The legislator hopes the bill can be discussed in the legislature this year

Unionist legislator Ella Lei Cheng I submitted a bill to the Chief Executive on Wednesday, proposing the addition of paid paternity leave in the city’s Labour Law, as well as that of compensatory leave for employees when their weekly rest days overlap with mandatory holidays.
In a press briefing yesterday, the legislator expressed her hope that she can obtain approval from the CE to propose the amendment bill in the Legislative Assembly (AL).
In Macau, workers are eligible to enjoy a minimum of 52 days of weekly rest days, 10 days mandatory holiday and 6 days annual leave per year, while civil servants can also enjoy five days of paid paternity leave as well as compensatory leave for overlapping days off.
Ms. Lei claimed the two aforementioned systems are much demanded by society, citing a petition from the labour sector last year that gathered over 20,000 signatures for the initiatives.
“In many service industries including the gaming sector […] there are cases where workers’ weekly rest days are allocated on a mandatory holiday, even if the company can arrange to avoid the situation under a roster system,” said the legislator.

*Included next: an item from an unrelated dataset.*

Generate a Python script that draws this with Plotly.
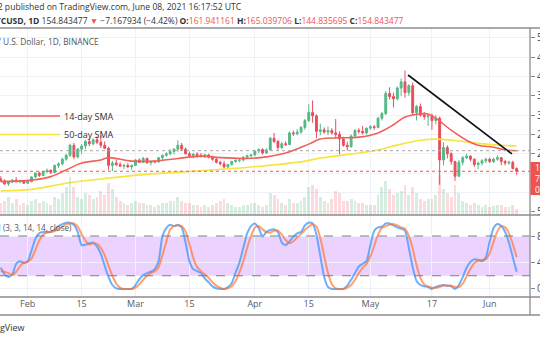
import plotly.graph_objects as go
import pandas as pd

W, H = 540, 340

# ---------------- data ----------------
start_date = "2021-01-25"
n_days = 135
dates = pd.date_range(start_date, periods=n_days, freq="D")

opens = [135,130,122,127,132,128,130, 124,128,140,150,144,154,157, 152,170,174,186,196,222,192,
         212,220,232,226,236,230,222, 214,170,176,172,168,170,166, 170,184,178,188,177,180,179,
         190,196,200,206,212,222,212, 200,195,199,196,194,197,192, 186,178,174,166,172,180,183,
         184,191,195,197,207,211,202, 210,240,232,216,226,224,254, 252,256,268,286,307,298,258,
         262,256,260,254,250,238,222, 218,246,260,258,254,266,270, 268,292,304,356,348,342,370,
         386,358,376,306,322,300,296, 298,286,292,184,216,200,180, 142,178,190,194,186,172,176,
         182,186,180,186,190,180,176, 178,161.94]
highs = [142,134,130,135,140,133,132, 131,142,152,154,156,162,160, 172,178,190,200,226,228,215,
         225,236,242,240,245,247,232, 218,182,185,178,174,176,172, 186,188,192,190,182,184,192,
         198,204,212,215,235,228,216, 206,202,204,202,200,200,195, 190,182,182,174,182,186,188,
         194,198,200,210,214,214,214, 244,254,236,230,232,258,260, 264,272,290,328,338,302,278,
         268,270,266,290,258,244,232, 250,264,266,272,268,274,274, 296,308,362,372,358,374,395,
         415,380,384,326,330,308,302, 304,300,296,230,222,204,182, 184,194,200,196,188,180,186,
         190,190,190,196,192,184,182, 182,165.04]
lows = [128,120,117,124,126,124,122, 122,126,138,140,142,150,148, 150,163,170,182,192,186,188,
        200,212,220,222,225,215,212, 158,155,168,166,160,164,158, 168,176,176,174,170,175,177,
        184,192,196,198,205,208,198, 190,188,190,190,189,188,182, 175,170,162,160,170,177,178,
        180,188,190,194,202,198,200, 208,228,210,212,220,222,246, 248,252,262,282,280,240,248,
        252,248,250,240,198,218,208, 216,242,252,250,250,262,262, 266,286,300,340,320,338,350,
        345,350,300,286,296,288,272, 262,276,120,170,188,172,130, 140,170,186,180,166,160,170,
        176,176,176,182,170,170,172, 160,144.84]
closes = [130,122,127,132,128,130,124, 128,140,150,144,154,157,152, 170,174,186,196,222,192,212,
          220,232,226,236,230,222,214, 170,176,172,168,170,166,170, 184,178,188,177,180,179,190,
          196,200,206,212,222,212,200, 195,199,196,194,197,192,186, 178,174,166,172,180,183,184,
          191,195,197,207,211,202,210, 240,232,216,226,224,254,252, 256,268,286,307,298,258,262,
          256,260,254,250,238,222,218, 246,260,258,254,266,270,268, 292,304,356,348,342,370,386,
          358,376,306,322,300,296,298, 286,292,184,216,200,180,142, 178,190,194,186,172,176,182,
          186,180,186,190,180,176,178, 162,154.84]
volume_m = [1.2,1.4,1.8,1.2,1.6,1.0,1.2, 1.0,1.4,1.6,1.2,1.4,1.2,1.0, 1.8,1.6,2.2,2.8,3.8,2.8,1.8,
            1.6,2.2,2.0,1.6,1.8,2.4,2.0, 3.2,2.6,1.8,1.4,1.2,1.0,1.2, 1.4,1.2,1.2,1.0,1.0,0.8,1.0,
            1.2,1.2,1.4,1.4,1.8,1.4,1.2, 1.2,1.0,1.0,0.8,1.0,0.8,1.0, 1.2,1.4,1.6,1.2,1.0,0.8,0.8,
            1.0,1.0,1.2,1.2,1.0,0.8,1.0, 2.2,2.0,1.6,1.2,1.0,1.6,1.2, 1.2,1.4,1.8,2.8,3.0,2.6,1.8,
            1.4,1.2,1.6,2.4,2.2,1.4,1.4, 1.6,1.4,1.2,1.2,1.0,1.0,1.0, 2.0,2.8,3.4,2.6,2.0,2.2,2.4,
            3.0,2.0,2.8,2.2,1.6,1.4,1.6, 1.6,2.0,4.0,2.6,2.2,1.8,3.0, 2.2,1.4,1.2,1.0,1.2,1.0,0.8,
            1.0,0.8,0.9,1.0,1.0,0.8,0.8, 1.0,0.6]

# moving averages (day offset from start, value)
sma14_days = [0,8,13,17,21,26,28,34,40,46,52,57,64,69,74,80,83,88,93,98,102,105,109,111,113,117,121,124,128,131,134]
sma14_vals = [128,132,141,158,176,184,190,181,181,188,194,190,188,192,202,225,238,241,243,254,275,295,303,303,292,261,235,222,217,210,208]
sma50_days = [0,8,17,28,39,52,65,78,83,93,98,104,109,113,119,124,130,134]
sma50_vals = [104,108,124,137,148,156,166,179,189,202,210,225,235,238,233,227,222,220]

# Stoch RSI
stoch_k = [32,22,18,22,38,42,39, 42,58,76,84,86,86,86, 90,95,98,100,100,97,86,
           66,67,69,70,64,53,35, 18,6,1,0,0,0,0, 6,15,21,24,26,30,42,
           80,92,97,95,97,93,70, 42,30,27,24,16,10,4, 1,0,0,3,9,25,40,
           62,84,95,99,92,79,86, 89,90,86,70,66,72,79, 84,86,96,100,99,82,50,
           18,3,0,0,0,0,5, 14,24,34,38,42,66,88, 93,94,99,99,96,93,91,
           88,62,33,12,6,4,3, 0,3,5,6,5,4,0, 6,18,32,41,45,44,42,
           48,72,92,98,95,86,70, 48,26]
stoch_d = [28,26,24,21,26,34,40, 41,46,59,73,82,85,86, 87,90,94,98,99,99,94,
           83,73,67,69,68,62,51, 35,20,8,2,0,0,0, 2,7,14,20,24,27,33,
           51,71,90,95,96,95,87, 68,47,33,27,22,17,10, 5,2,0,1,4,12,25,
           42,62,80,93,95,90,86, 85,88,88,82,74,69,72, 78,83,89,94,98,94,77,
           50,24,7,1,0,0,2, 6,14,24,32,38,49,65, 82,92,95,97,98,96,93,
           91,80,61,36,17,7,4, 2,2,3,5,5,5,3, 3,8,19,30,39,43,44,
           45,54,71,87,95,93,84, 68,48]

# drawings
trend_dates = ["2021-05-10 19:00", "2021-06-06 19:00"]
trend_prices = [403.6, 199.5]
support_level = 208
last_close = closes[-1]

tick_dates = ["2021-02-01","2021-02-15","2021-03-01","2021-03-15","2021-04-01",
              "2021-04-15","2021-05-01","2021-05-17","2021-06-01"]
tick_text = ["Feb","15","Mar","15","Apr","15","May","17","Jun"]
price_ticks = [50,100,150,200,250,300,350,400,450,500]
stoch_ticks = [0,40,80]

# ---------------- style ----------------
GREEN = "#53b987"
RED = "#eb4d5c"
FONT = "Open Sans"
TXT = "#4a4a4a"

def px_x(p):
    return p / W

def px_y(p):
    return 1 - p / H

x_left = pd.Timestamp("2021-02-01") - pd.Timedelta(days=27.7 / 3.85)
x_right = pd.Timestamp("2021-02-01") + pd.Timedelta(days=(530 - 27.7) / 3.85)

fig = go.Figure()

# volume
vol_colors = ["rgba(83,185,135,0.24)" if c >= o else "rgba(235,77,92,0.2)" for o, c in zip(opens, closes)]
fig.add_trace(go.Bar(x=dates, y=volume_m, marker=dict(color=vol_colors, line=dict(width=0)),
                     width=0.75 * 86400000, xaxis="x", yaxis="y3", hoverinfo="skip"))

# moving averages
start_ts = pd.Timestamp(start_date)
fig.add_trace(go.Scatter(x=[start_ts + pd.Timedelta(days=d) for d in sma50_days], y=sma50_vals,
                         mode="lines", line=dict(color="#f7e43c", width=1.6, shape="spline", smoothing=1.0),
                         xaxis="x", yaxis="y", hoverinfo="skip"))
fig.add_trace(go.Scatter(x=[start_ts + pd.Timedelta(days=d) for d in sma14_days], y=sma14_vals,
                         mode="lines", line=dict(color="#f2605a", width=1.6, shape="spline", smoothing=1.0),
                         xaxis="x", yaxis="y", hoverinfo="skip"))

# candles
fig.add_trace(go.Candlestick(x=dates, open=opens, high=highs, low=lows, close=closes,
                             increasing=dict(line=dict(color=GREEN, width=1), fillcolor=GREEN),
                             decreasing=dict(line=dict(color=RED, width=1), fillcolor=RED),
                             whiskerwidth=0, xaxis="x", yaxis="y", hoverinfo="skip"))

# trend line
fig.add_trace(go.Scatter(x=trend_dates, y=trend_prices, mode="lines",
                         line=dict(color="#111111", width=1.6), xaxis="x", yaxis="y", hoverinfo="skip"))

# stoch RSI
fig.add_trace(go.Scatter(x=dates, y=stoch_k, mode="lines",
                         line=dict(color="rgba(60,150,250,0.75)", width=2, shape="spline", smoothing=0.6),
                         xaxis="x2", yaxis="y2", hoverinfo="skip"))
fig.add_trace(go.Scatter(x=dates, y=stoch_d, mode="lines",
                         line=dict(color="rgba(255,110,40,0.65)", width=2, shape="spline", smoothing=0.6),
                         xaxis="x2", yaxis="y2", hoverinfo="skip"))

main_dom = [px_y(215), px_y(28)]
stoch_dom = [px_y(297), px_y(215)]
xdom = [0, px_x(530)]

axis_common = dict(range=[x_left, x_right], type="date", tickvals=tick_dates, ticktext=tick_text,
                   showgrid=True, gridcolor="#eef1f7", gridwidth=1, zeroline=False,
                   showline=False, automargin=False, fixedrange=True)

fig.update_layout(
    width=W, height=H, margin=dict(l=0, r=0, t=0, b=0), template="none",
    paper_bgcolor="white", plot_bgcolor="white", showlegend=False,
    font=dict(family=FONT, color=TXT, size=10), bargap=0,
    xaxis=dict(domain=xdom, anchor="y", showticklabels=False, rangeslider=dict(visible=False), **axis_common),
    xaxis2=dict(domain=xdom, anchor="y2", showticklabels=True, ticks="",
                tickfont=dict(size=9, color="#555b66", family=FONT), **axis_common),
    yaxis=dict(domain=main_dom, range=[41.8, 525.1], side="right", tickvals=price_ticks,
               ticks="outside", ticklen=4, tickcolor="#888", showgrid=True, gridcolor="#eef1f7",
               zeroline=False, automargin=False, tickfont=dict(size=10, color="#4a4a4a")),
    yaxis3=dict(domain=main_dom, overlaying="y", range=[0, 18.7], visible=False, automargin=False),
    yaxis2=dict(domain=stoch_dom, range=[-12.1, 111.7], side="right", tickvals=stoch_ticks,
                ticks="outside", ticklen=4, tickcolor="#888", showgrid=True, gridcolor="#eef1f7",
                zeroline=False, automargin=False, tickfont=dict(size=10, color="#4a4a4a")),
)

shapes = []
# stoch band and levels
shapes.append(dict(type="rect", xref="x2 domain", yref="y2", x0=0, x1=1, y0=20, y1=80,
                   fillcolor="rgba(153,21,255,0.19)", line=dict(width=0), layer="below"))
for lv in (20, 80):
    shapes.append(dict(type="line", xref="x2 domain", yref="y2", x0=0, x1=1, y0=lv, y1=lv,
                       line=dict(color="#7b7b86", width=1, dash="dash")))
# price levels
shapes.append(dict(type="line", xref="x domain", yref="y", x0=0, x1=1, y0=support_level, y1=support_level,
                   line=dict(color="#a8a8a8", width=1, dash="dot")))
shapes.append(dict(type="line", xref="x domain", yref="y", x0=0, x1=1, y0=last_close, y1=last_close,
                   line=dict(color="#ef5350", width=1, dash="dot")))
# frame lines
for yy in (28, 215, 297, 315):
    shapes.append(dict(type="line", xref="paper", yref="paper", x0=0, x1=1, y0=px_y(yy), y1=px_y(yy),
                       line=dict(color="#8c8c8c", width=1.3)))
shapes.append(dict(type="line", xref="paper", yref="paper", x0=px_x(530), x1=px_x(530),
                   y0=px_y(28), y1=px_y(315), line=dict(color="#8c8c8c", width=1.3)))
# legend swatches
shapes.append(dict(type="line", xref="paper", yref="paper", x0=0, x1=px_x(60), y0=px_y(116), y1=px_y(116),
                   line=dict(color="#f2605a", width=1.6)))
shapes.append(dict(type="line", xref="paper", yref="paper", x0=0, x1=px_x(60), y0=px_y(134.5), y1=px_y(134.5),
                   line=dict(color="#f7e43c", width=1.6)))
# price label box
shapes.append(dict(type="rect", xref="paper", yref="paper", x0=px_x(530.5), x1=1.02, y0=px_y(195), y1=px_y(162),
                   fillcolor="#ef5350", line=dict(width=0)))
fig.update_layout(shapes=shapes)

R = "#ef5350"
ann = []
def add_text(text, x, y, xanchor="left", size=10, color=TXT, family=FONT):
    ann.append(dict(text=text, x=px_x(x), y=px_y(y), xref="paper", yref="paper", xanchor=xanchor,
                    yanchor="middle", showarrow=False, font=dict(size=size, color=color, family=family),
                    align="left"))

add_text("Mr_Crypto2 published on TradingView.com, June 08, 2021 16:17:52 UTC", 244, 7, "right", 8.6, "#333")
line2 = ("<b>LTCUSD, 1D</b> 154.843477 <span style='color:%s'>▼</span> −7.167934 (−4.42%%) "
         "<b>O:</b><span style='color:%s'>161.941161</span> <b>H:</b><span style='color:%s'>165.039706</span> "
         "<b>L:</b><span style='color:%s'>144.835695</span> <b>C:</b><span style='color:%s'>154.843477</span>") % (R, R, R, R, R)
add_text(line2, 406, 20, "right", 8.5, "#333")
add_text("Litecoin / U.S. Dollar, 1D, BINANCE", 101, 41, "right", 8.4, "#555")
add_text("14-day SMA", 62, 116, "left", 9, "#333")
add_text("50-day SMA", 62, 134.5, "left", 9, "#333")
add_text("Stoch RSI (3, 3, 14, 14, close)", 74, 228, "right", 8.1, "#555")
add_text("TradingView", 27, 327, "right", 9, "#333")
add_text("154.843477<br>7h 42m<br>07:42:08", 533, 178.5, "left", 8.5, "white")
fig.update_layout(annotations=ann)

fig.write_html("out.html", config={"displayModeBar": False})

She added that the bill is fundamental, urging companies should not consider compensating leave to workers as additional cost.

Five-day paid paternity leave
On the other hand, the legislator is proposing a five-day paid paternity leave for employees in the bill.
“International associations relating to labour affairs do not have mandatory rules for the days of paid paternity leave,” said the legislator. “But compared to other Asian regions many companies set the period at around three days to one week.”
She pointed out that the proposal is based upon the current holiday system enjoyed by civil servants.
Questioned whether the proposal of the bills would be able to go through the Assembly’s discussion within the current tenure that ends in August, Ms. Lei believes the two proposals should not be too difficult to discuss.
“We know that this is a busy year but we need to progress the bill for [legislative] discussion this year,” she said, stressing the discussion should not be delayed again.
Asked whether the bill would upset employers, Ms. Lei said there is already a consensus among different sectors on the launch of paid paternity leave.
In the 2016 Policy Address, the government stated that it would ‘continue to review and improve the Labour Relations Law, including amending the law for paid paternity leave and compensatory leave.’
During a policy debate session in the AL last November the Labour Affairs Bureau (DSAL) said it would consider implementing a three to seven day paid paternity leave in the territory. Nevertheless, the authorities have not yet announced any timetable regarding the proposal.